KATE’S FIGGY FRENCH BBQ SAUCE – based on Kate’s recipe here
Makes about 6 cups
For the figgy bbq sauce:
1 Tablespoon olive oil
1 medium onion, finely chopped
2 pounds fresh figs, stemmed & chopped fine
1 cup sherry vinegar (or other strong vinegar)
2 cups light brown sugar (or granulated sugar)
3 garlic cloves, peeled and minced
½ teaspoon ground piment d’espelette (or substitute hot paprika)
1 Tablespoon ground pepper
1 Tablespoon worstershire sauce
2 ½ cups white wine (or red, or even water)
- In a large saucepan over medium high, heat the olive oil until hot.
- Sauté the onion over medium high until golden brown, about 6-7 minutes.
- Add the chopped figs and stir to combine.
- Add the vinegar, brown sugar, garlic, piment d’espelette, pepper, worstershire and salt; stir to combine.
- Bring to a boil then reduce the heat to low and simmer, stirring frequently as it reduces to a thick paste.

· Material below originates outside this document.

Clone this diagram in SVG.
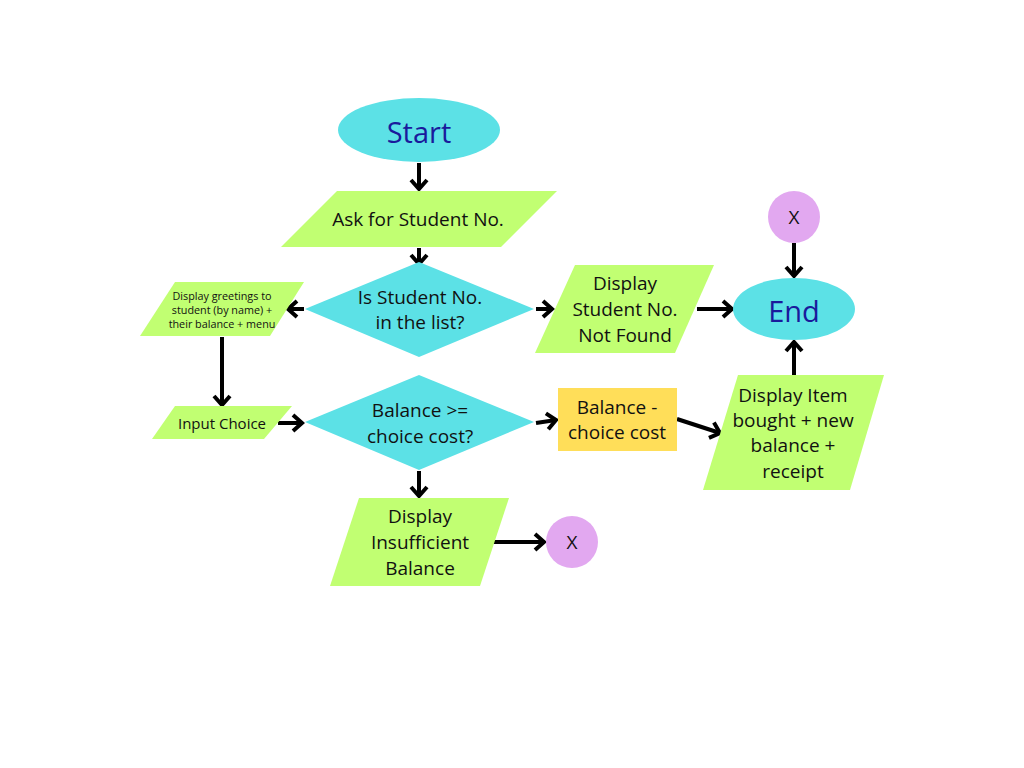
<svg xmlns="http://www.w3.org/2000/svg" width="1024" height="768" viewBox="0 0 1024 768">
<style>
.term{fill:#5ce1e6}
.io{fill:#c1ff72}
.dec{fill:#5ce1e6}
.proc{fill:#ffde59}
.conn{fill:#e2a8f0}
text{font-family:"Open Sans","Liberation Sans",sans-serif;fill:#111;text-anchor:middle;dominant-baseline:central}
.tt{fill:#1a1a9c;font-size:29px}
.t18{font-size:19px}
.t11{font-size:10.8px}
.t14{font-size:15px}
.edge{stroke:#000;stroke-width:4;fill:none;marker-end:url(#ah)}
</style>
<defs>
<marker id="ah" viewBox="0 0 16 20" refX="13" refY="10" markerWidth="16" markerHeight="20" markerUnits="userSpaceOnUse" orient="auto">
<path d="M4,2 L13,10 L4,18" fill="none" stroke="#000" stroke-width="4" stroke-linejoin="miter" stroke-linecap="butt"/>
</marker>
</defs>
<rect width="1024" height="768" fill="#fff"/>
<g id="connectors">
<line class="edge" x1="419" y1="163" x2="419" y2="189"/>
<line class="edge" x1="419" y1="248" x2="419" y2="264"/>
<line class="edge" x1="304" y1="309" x2="288" y2="309"/>
<line class="edge" x1="536" y1="309" x2="552" y2="309"/>
<line class="edge" x1="697" y1="309" x2="732" y2="309"/>
<line class="edge" x1="794" y1="243" x2="794" y2="276"/>
<line class="edge" x1="794" y1="375" x2="794" y2="342"/>
<line class="edge" x1="222" y1="337" x2="222" y2="405"/>
<line class="edge" x1="278" y1="423" x2="302" y2="423"/>
<line class="edge" x1="536" y1="423" x2="556" y2="420"/>
<line class="edge" x1="677" y1="419" x2="720" y2="433"/>
<line class="edge" x1="419" y1="471" x2="419" y2="496"/>
<line class="edge" x1="491" y1="542" x2="544" y2="542"/>
</g>
<g id="start">
<ellipse class="term" cx="419" cy="130" rx="81" ry="32"/>
<text class="tt" x="419" y="131">Start</text>
</g>
<g id="ask">
<polygon class="io" points="337,191 557,191 501,247 281,247"/>
<text class="t18" x="418" y="219">Ask for Student No.</text>
</g>
<g id="check-student">
<polygon class="dec" points="419,262 534,309 419,357 305,309"/>
<text class="t18" x="420" y="297">Is Student No.</text>
<text class="t18" x="420" y="322">in the list?</text>
</g>
<g id="greetings">
<polygon class="io" points="175,282 304,282 270,336 140,336"/>
<text class="t11" x="222" y="295">Display greetings to</text>
<text class="t11" x="222" y="309">student (by name) +</text>
<text class="t11" x="222" y="323">their balance + menu</text>
</g>
<g id="not-found">
<polygon class="io" points="575,265 714,265 675,353 535,353"/>
<text class="t18" x="625" y="283">Display</text>
<text class="t18" x="625" y="309">Student No.</text>
<text class="t18" x="625" y="335">Not Found</text>
</g>
<g id="end">
<ellipse class="term" cx="794" cy="309" rx="61" ry="31"/>
<text class="tt" x="794" y="310">End</text>
</g>
<g id="x-top">
<circle class="conn" cx="794" cy="217" r="26"/>
<text class="t18" x="794" y="217">X</text>
</g>
<g id="input-choice">
<polygon class="io" points="175,406 292,406 264,439 152,439"/>
<text class="t14" x="222" y="423">Input Choice</text>
</g>
<g id="check-balance">
<polygon class="dec" points="419,375 534,422 419,470 305,422"/>
<text class="t18" x="420" y="410">Balance &gt;=</text>
<text class="t18" x="420" y="436">choice cost?</text>
</g>
<g id="subtract">
<rect class="proc" x="558" y="388" width="119" height="63"/>
<text class="t18" x="617" y="407">Balance -</text>
<text class="t18" x="617" y="432">choice cost</text>
</g>
<g id="display-item">
<polygon class="io" points="738,375 884,375 850,490 703,490"/>
<text class="t18" x="793" y="395">Display Item</text>
<text class="t18" x="793" y="420">bought + new</text>
<text class="t18" x="793" y="445">balance +</text>
<text class="t18" x="793" y="471">receipt</text>
</g>
<g id="insufficient">
<polygon class="io" points="359,498 509,498 480,586 330,586"/>
<text class="t18" x="420" y="516">Display</text>
<text class="t18" x="420" y="542">Insufficient</text>
<text class="t18" x="420" y="568">Balance</text>
</g>
<g id="x-bottom">
<circle class="conn" cx="572" cy="542" r="26"/>
<text class="t18" x="572" y="542">X</text>
</g>
</svg>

The idea is to caramelize the mixture as much as you can stand it, adding liquid (wine, water) to keep the mixture from scorching – 1-3 hours.
- Let the mixture cool a little, then puree with an immersion blender or in batches in a regular blender.

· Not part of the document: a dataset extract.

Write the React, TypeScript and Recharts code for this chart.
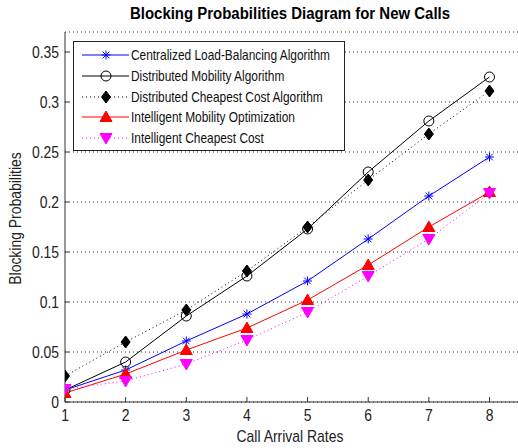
import React from 'react';
import { LineChart, Line, XAxis, YAxis, CartesianGrid } from 'recharts';

const callRates = [1, 2, 3, 4, 5, 6, 7, 8];
const centralizedLB = [0.012, 0.032, 0.061, 0.088, 0.121, 0.163, 0.206, 0.245];
const distributedMobility = [0.012, 0.040, 0.086, 0.126, 0.173, 0.230, 0.281, 0.325];
const distributedCheapest = [0.026, 0.060, 0.092, 0.131, 0.175, 0.222, 0.268, 0.311];
const intelligentMobility = [0.009, 0.028, 0.052, 0.074, 0.102, 0.137, 0.175, 0.210];
const intelligentCheapest = [0.013, 0.021, 0.038, 0.062, 0.090, 0.126, 0.163, 0.209];
const yTicks = [0, 0.05, 0.1, 0.15, 0.2, 0.25, 0.3, 0.35];
const yTickLabels = ['0', '0.05', '0.1', '0.15', '0.2', '0.25', '0.3', '0.35'];
const seriesNames = [
  'Centralized Load-Balancing Algorithm',
  'Distributed Mobility Algorithm',
  'Distributed Cheapest Cost Algorithm',
  'Intelligent Mobility Optimization',
  'Intelligent Cheapest Cost',
];
const titleText = 'Blocking Probabilities Diagram for New Calls';
const xLabel = 'Call Arrival Rates';
const yLabel = 'Blocking Probabilities';

const data = callRates.map((x, i) => ({
  x,
  s0: centralizedLB[i],
  s1: distributedMobility[i],
  s2: distributedCheapest[i],
  s3: intelligentMobility[i],
  s4: intelligentCheapest[i],
}));

const FONT = "'Liberation Sans', Arial, sans-serif";
const SX = 0.82;
const AX = '#333';

type MarkerKind = 'star' | 'circle' | 'diamond' | 'up' | 'down';

const Marker = ({ kind, cx, cy, color }: { kind: MarkerKind; cx: number; cy: number; color: string }) => {
  if (kind === 'star') {
    const r = 4.5;
    const d = r * 0.75;
    return (
      <g stroke={color} strokeWidth={1}>
        <line x1={cx} y1={cy - r} x2={cx} y2={cy + r} />
        <line x1={cx - r} y1={cy} x2={cx + r} y2={cy} />
        <line x1={cx - d} y1={cy - d} x2={cx + d} y2={cy + d} />
        <line x1={cx - d} y1={cy + d} x2={cx + d} y2={cy - d} />
      </g>
    );
  }
  if (kind === 'circle') {
    return <circle cx={cx} cy={cy} r={5} fill="none" stroke={color} strokeWidth={1} />;
  }
  if (kind === 'diamond') {
    return <polygon points={`${cx},${cy - 6} ${cx + 4.5},${cy} ${cx},${cy + 6} ${cx - 4.5},${cy}`} fill={color} stroke={color} />;
  }
  if (kind === 'up') {
    return <polygon points={`${cx},${cy - 6} ${cx + 6},${cy + 4.5} ${cx - 6},${cy + 4.5}`} fill={color} stroke={color} />;
  }
  return <polygon points={`${cx},${cy + 6} ${cx + 6},${cy - 4.5} ${cx - 6},${cy - 4.5}`} fill={color} stroke={color} />;
};

const seriesStyle: { key: string; color: string; dash?: string; kind: MarkerKind }[] = [
  { key: 's0', color: '#0000ff', kind: 'star' },
  { key: 's1', color: '#000000', kind: 'circle' },
  { key: 's2', color: '#000000', dash: '1 3', kind: 'diamond' },
  { key: 's3', color: '#ff0000', kind: 'up' },
  { key: 's4', color: '#ff00ff', dash: '1 3', kind: 'down' },
];

const XTick = (props: any) => {
  const { x, y, payload } = props;
  return (
    <g>
      <line x1={x} y1={y} x2={x} y2={y - 5} stroke={AX} />
      <g transform={`translate(${x},${y + 19}) scale(${SX},1)`}>
        <text x={0} y={0} textAnchor="middle" fontSize={17} fill="#222" fontFamily={FONT}>
          {payload.value}
        </text>
      </g>
    </g>
  );
};

const YTick = (props: any) => {
  const { x, y, payload, index } = props;
  return (
    <g>
      <line x1={x} y1={y} x2={x + 4} y2={y} stroke={AX} />
      <g transform={`translate(${x - 6},${y + 6}) scale(${SX},1)`}>
        <text x={0} y={0} textAnchor="end" fontSize={17} fill="#222" fontFamily={FONT}>
          {yTickLabels[yTicks.indexOf(payload.value)] ?? yTickLabels[index]}
        </text>
      </g>
    </g>
  );
};

const LegendBox = () => (
  <div
    style={{
      position: 'absolute',
      left: 73,
      top: 41,
      width: 270,
      height: 108,
      border: '1px solid #222',
      background: '#fff',
      fontFamily: FONT,
    }}
  >
    {seriesStyle.map((s, i) => (
      <div key={s.key} style={{ position: 'absolute', left: 0, top: 3 + i * 20.75, height: 20, width: 270 }}>
        <svg width={56} height={20} style={{ position: 'absolute', left: 0, top: 0 }}>
          <line x1={8} y1={10} x2={55} y2={10} stroke={s.color} strokeDasharray={s.dash} strokeWidth={1} />
          <Marker kind={s.kind} cx={32} cy={10} color={s.color} />
        </svg>
        <div
          style={{
            position: 'absolute',
            left: 57,
            top: 1,
            fontSize: 14.5,
            lineHeight: '18px',
            color: '#111',
            whiteSpace: 'nowrap',
            transform: `scaleX(${SX})`,
            transformOrigin: 'left center',
          }}
        >
          {seriesNames[i]}
        </div>
      </div>
    ))}
  </div>
);

export default function App() {
  return (
    <div style={{ position: 'absolute', left: 0, top: 0, width: 518, height: 448, background: '#fff', overflow: 'hidden' }}>
      <LineChart width={518} height={448} data={data} margin={{ top: 32, right: 0, left: 5, bottom: 16 }}>
        <CartesianGrid vertical={false} stroke="#333" strokeDasharray="1 3" />
        <XAxis
          type="number"
          dataKey="x"
          domain={[1, 8.47]}
          ticks={callRates}
          height={30}
          allowDataOverflow
          axisLine={{ stroke: AX }}
          tickLine={false}
          tickSize={0}
          tickMargin={0}
          tick={<XTick />}
          interval={0}
        />
        <YAxis
          type="number"
          domain={[0, 0.37]}
          ticks={yTicks}
          width={60}
          allowDataOverflow
          axisLine={{ stroke: AX }}
          tickLine={false}
          tickSize={0}
          tickMargin={0}
          tick={<YTick />}
          interval={0}
        />
        {seriesStyle.map((s) => (
          <Line
            key={s.key}
            type="linear"
            dataKey={s.key}
            stroke={s.color}
            strokeWidth={1}
            strokeDasharray={s.dash}
            isAnimationActive={false}
            activeDot={false}
            dot={(p: any) => <Marker key={`${s.key}-${p.index}`} kind={s.kind} cx={p.cx} cy={p.cy} color={s.color} />}
          />
        ))}
      </LineChart>
      <div
        style={{
          position: 'absolute',
          left: 90,
          width: 400,
          top: 5,
          textAlign: 'center',
          fontFamily: FONT,
          fontWeight: 'bold',
          fontSize: 16,
          lineHeight: '18px',
          color: '#000',
          transform: 'scaleX(0.935)',
          transformOrigin: 'center',
        }}
      >
        {titleText}
      </div>
      <div
        style={{
          position: 'absolute',
          left: 140,
          width: 300,
          top: 427,
          textAlign: 'center',
          fontFamily: FONT,
          fontSize: 17,
          lineHeight: '19px',
          color: '#222',
          transform: `scaleX(${SX})`,
          transformOrigin: 'center',
        }}
      >
        {xLabel}
      </div>
      <div
        style={{
          position: 'absolute',
          left: 15 - 100,
          width: 200,
          top: 218 - 9.5,
          height: 19,
          textAlign: 'center',
          fontFamily: FONT,
          fontSize: 17,
          lineHeight: '19px',
          color: '#222',
          transform: `rotate(-90deg) scaleX(${SX})`,
          transformOrigin: 'center',
        }}
      >
        {yLabel}
      </div>
      <LegendBox />
    </div>
  );
}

- Return the mixture to the pot – it will have a thick, jam-like consistency – and add the wine to thin to a sauce-like consistency.
- Taste and adjust seasoning.
- You’ll need about 2 cups for the ribs, freeze any extra sauce up to 3 months.
FOR THE RIBS:
For the spice rub:
¼ cup kosher salt
¼ cup black pepper
2 Tablespoons dark brown sugar
1 teaspoon garlic powder
1 teaspoon mustard powder
¾ teaspoon ground piment d’espelette (or hot paprika)
2 slabs St. Louis cut or baby back ribs (about 4 pounds total)
2 cups Kate’s French Figgy BBQ Sauce (recipe above)
- For the ribs: combine the salt, pepper, brown sugar, granulated garlic, mustard powder and piment d’espelette. To make it easier, I cut each rack into 3 pieces.
- Rub the ribs evenly on all sides with the spice mixture.
- Double wrap each rack with foil and place on a sheet plan.
- Refrigerate as long as possible, minimum 2 hours or up to 8 hours. (Overnight is really best.)
- Pre-bake: preheat oven to 300°F and line two sheet pans with foil.
- Place the foil-wrapped ribs on sheet pans and bake for 1 ½ hours.
- After 1 ½ hours, remove the ribs from the oven, gently open the foil (watch the steam) and transfer the ribs to a clean sheet pan, meat side up.
- Measure ½ cup of the baked rib juice and stir into the 2 cups of figgy bbq sauce to thin. Set aside.
- Finish on the grill: For a charcoal grill: Open vents on bottom of grill and on lid. Light a heaping chimneyful of charcoal and pour it on one side of the grill (for grilling over indirect heat). Charcoal fire is medium-hot when you can hold your hand 5” above rack for 3-4 seconds. Place the rack in place over the coals. For a gas grill: Preheat burners on high, covered, 10 minutes, then reduce heat to moderate.
- Place the ribs over the non-coal side of the grill (or directly on a gas grill), meat side up and brush with the figgy bbq sauce.
- Cook for 4-5 minutes until sizzling and dark spots begin to appear then turn (meat side now down), brush with BBQ sauce and cook until browned and caramelized.
- Flip, brush again and repeat the process until golden brown.
- To finish, give the ribs one more generous brush, cook for a minute or two and transfer to a sheet pan, covering with foil while you cook any remaining ribs.
- Serve in slabs or cut into individual ribs for easy serving.